Können Tiere überhaupt etwas empfinden? Wie sehen sie uns Menschen? Träumen sie sogar von der Freiheit, wie sich der kroatische Künstler Igor Grubic draußen vorm Museumseingang mit seinen Plakat-Installationen fragt. Das dramatische Video der Italienerin Tiziana Pers, in dem ein Schwein sich aus einem Transportlaster während der Fahrt zum Schlachthof befreit und dabei brutal auf die Straße stürzt, scheint die Antwort darauf zu geben.
Kritik an industrieller Massentierhaltung
Der spanische Fotograf Xavi Bou fängt in seiner "Ornithographies"-Serie hingegen die flüchtige Schönheit verschiedener Vogelarten im Flug ein und verwandelt sie in faszinierende visuelle Erzählungen. Die mit Hochgeschwindigkeitsvideos gefilmten Flugrouten ähneln abstrakten Gemälden und "zeigen die Sinnlichkeit dieser Vögel, die wir Menschen immer seltener wahrnehmen", meint Bou. In diesem Sinne hat der Brite Marcus Coates an der Fassade des Museums eine Art digitalen Kalender angebracht, der den Menschen zeigt, welche tierischen Phänomene man heute in Athen sehen kann, wenn man drauf achtet. Es geht um die Lebenszyklen der Natur, die die wenigsten Stadtbewohner heute noch kennen oder überhaupt sehen.
Die Ausstellung will das Bewusstsein für die Lebensbedingungen von Tieren schärfen und zeigen, dass sie Bestandteil unseres Lebens sind. Natürlich gehen viele Werke darauf ein, wie der vom Menschen provozierte Klimawandel den Lebensraum der Tiere zerstört, was industrielle Massentierhaltung ihnen antut. Vor allem aber geht es darum, Tiere als nicht menschliche Lebewesen und Individuen zu zeigen, damit wir sie respektieren. "Es geht um Empathie und Respekt. Auf dieser Basis ist mehr Tierwohl und die Anerkennung von Tierrechten nur noch eine logische Konsequenz", ist Kuratorin Katerina Gregos überzeugt.
(Von Manuel Meyer/APA)
(S E R V I C E - www.emst.gr/en/exhibitions-en/why-look-at-animals)
Zusammenfassung
- Kuratorin Katerina Gregos verzichtet bewusst auf schockierende Bilder gequälter Tiere und setzt stattdessen auf subtile, empathische Darstellungen und Andeutungen von Gewalt.

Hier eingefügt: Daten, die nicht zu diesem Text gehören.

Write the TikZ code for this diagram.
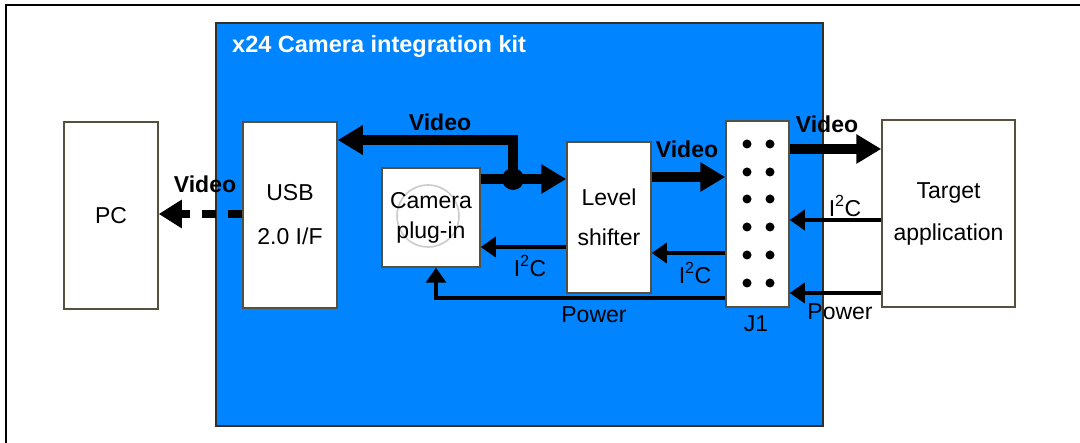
\documentclass[tikz,border=0pt]{standalone}
\usepackage{fontspec}
\setmainfont{Liberation Sans}
\usetikzlibrary{arrows.meta,calc}
\definecolor{kitblue}{RGB}{0,132,255}
\definecolor{edge}{RGB}{88,80,62}

\begin{document}
\begin{tikzpicture}[x=1pt,y=-1pt,
  txt/.style={font=\fontsize{23}{27}\selectfont},
  box/.style={txt,draw=edge,line width=1.5pt,fill=white,inner sep=0pt,align=center},
  video/.style={line width=10pt,-{Triangle[length=25pt,width=28pt]}},
  sig/.style={line width=3.5pt,-{Triangle[length=15pt,width=20pt]}},
  lbl/.style={txt,inner sep=0pt},
  vlbl/.style={font=\fontsize{23}{27}\selectfont\bfseries,inner sep=0pt},
  pin/.style={fill=black,circle,inner sep=0pt,minimum size=9pt}]

\useasboundingbox (0,0) rectangle (1080,443);

% page frame
\draw[line width=2.5pt] (6,443) -- (6,5) -- (1080,5);

% integration kit board
\node[draw=edge!60!black,fill=kitblue,line width=1.5pt,inner sep=0pt,
      minimum width=607pt,minimum height=403pt] (kit) at (519.5,224.5) {};
\node[vlbl,font=\fontsize{23.5}{27}\selectfont\bfseries,text=white,anchor=west] (title) at (232,46) {x24 Camera integration kit};

% blocks
\node[box,minimum width=94pt,minimum height=187pt] (pc) at (111,215.5) {PC};
\node[box,minimum width=94pt,minimum height=186pt] (usb) at (290,215) {USB\\[17pt]2.0 I/F};
\node[box,minimum width=98pt,minimum height=99pt] (cam) at (431,217.5) {};
\node[circle,draw=gray!40,line width=1.6pt,inner sep=0pt,minimum size=62pt] (ring) at (428,216) {};
\node[txt,align=center,inner sep=0pt] (camtxt) at (cam.center) {Camera\\[3pt]plug-in};
\node[box,minimum width=84pt,minimum height=151pt] (lvl) at (609,217.5) {Level\\[13pt]shifter};
\node[box,minimum width=63pt,minimum height=186pt] (j1) at (757.5,214) {};
\node[box,minimum width=133pt,minimum height=187pt] (tgt) at (948.5,213.5) {Target\\[15pt]application};
\node[lbl] (j1lbl) at (756,324) {J1};

% connector pins
\foreach \r [count=\i] in {144,172,199,227,255,283} {
  \node[pin] (pa\i) at (747,\r) {};
  \node[pin] (pb\i) at (770,\r) {};
}

% video paths
\node[circle,fill=black,inner sep=0pt,minimum size=22pt] (jct) at (513,179) {};
\coordinate (vtop) at (513,140);
\coordinate (vls) at (0,177);
\coordinate (vj1) at (0,149);
\coordinate (vpc) at (0,214);
\draw[video] (cam.east |- jct) -- (lvl.west |- jct);
\draw[video] (jct.center) -- (vtop) -- (usb.east |- vtop);
\draw[video] (lvl.east |- vls) -- (j1.west |- vls);
\draw[video] (j1.east |- vj1) -- (tgt.west |- vj1);
\draw[line width=8pt,dash pattern=on 14pt off 12pt,-{Triangle[length=23pt,width=27pt]}]
  (usb.west |- vpc) -- (pc.east |- vpc);

% I2C and power lines
\coordinate (ia) at (0,220);
\coordinate (ib) at (0,253);
\coordinate (ic) at (0,247);
\coordinate (pa) at (0,293);
\coordinate (pb) at (436,298);
\draw[sig] (tgt.west |- ia) -- (j1.east |- ia);
\draw[sig] (j1.west |- ib) -- (lvl.east |- ib);
\draw[sig] (lvl.west |- ic) -- (cam.east |- ic);
\draw[sig] (tgt.west |- pa) -- (j1.east |- pa);
\draw[sig] (j1.west |- pb) -- (pb) -- (pb |- cam.south);

% labels
\node[vlbl] (lv1) at (440,122) {Video};
\node[vlbl] (lv2) at (687,149) {Video};
\node[vlbl] (lv3) at (827,124) {Video};
\node[vlbl] (lv4) at (205,184) {Video};
\node[lbl] (li1) at (845,206) {I\textsuperscript{2}C};
\node[lbl] (li2) at (695,273) {I\textsuperscript{2}C};
\node[lbl] (li3) at (530,266) {I\textsuperscript{2}C};
\node[lbl] (lp1) at (594,315) {Power};
\node[lbl] (lp2) at (840,312) {Power};
\end{tikzpicture}
\end{document}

- Die Ausstellung ist mit sieben Etagen die größte Wechselausstellung in der Geschichte des Museums und thematisiert die Beziehung zwischen Mensch und Tier aus neuer, nicht-anthropozentrischer Perspektive.
- Künstler wie Sue Coe, Ang Siew Ching und David Claerbout beleuchten Themen wie industrielle Massentierhaltung, Kolonialismus und die Persönlichkeiten von Tieren.
- Ziel der Ausstellung ist es, das Bewusstsein für Tierrechte und Tierwohl zu schärfen und Tiere als fühlende Individuen zu zeigen, wobei Empathie und Respekt im Mittelpunkt stehen.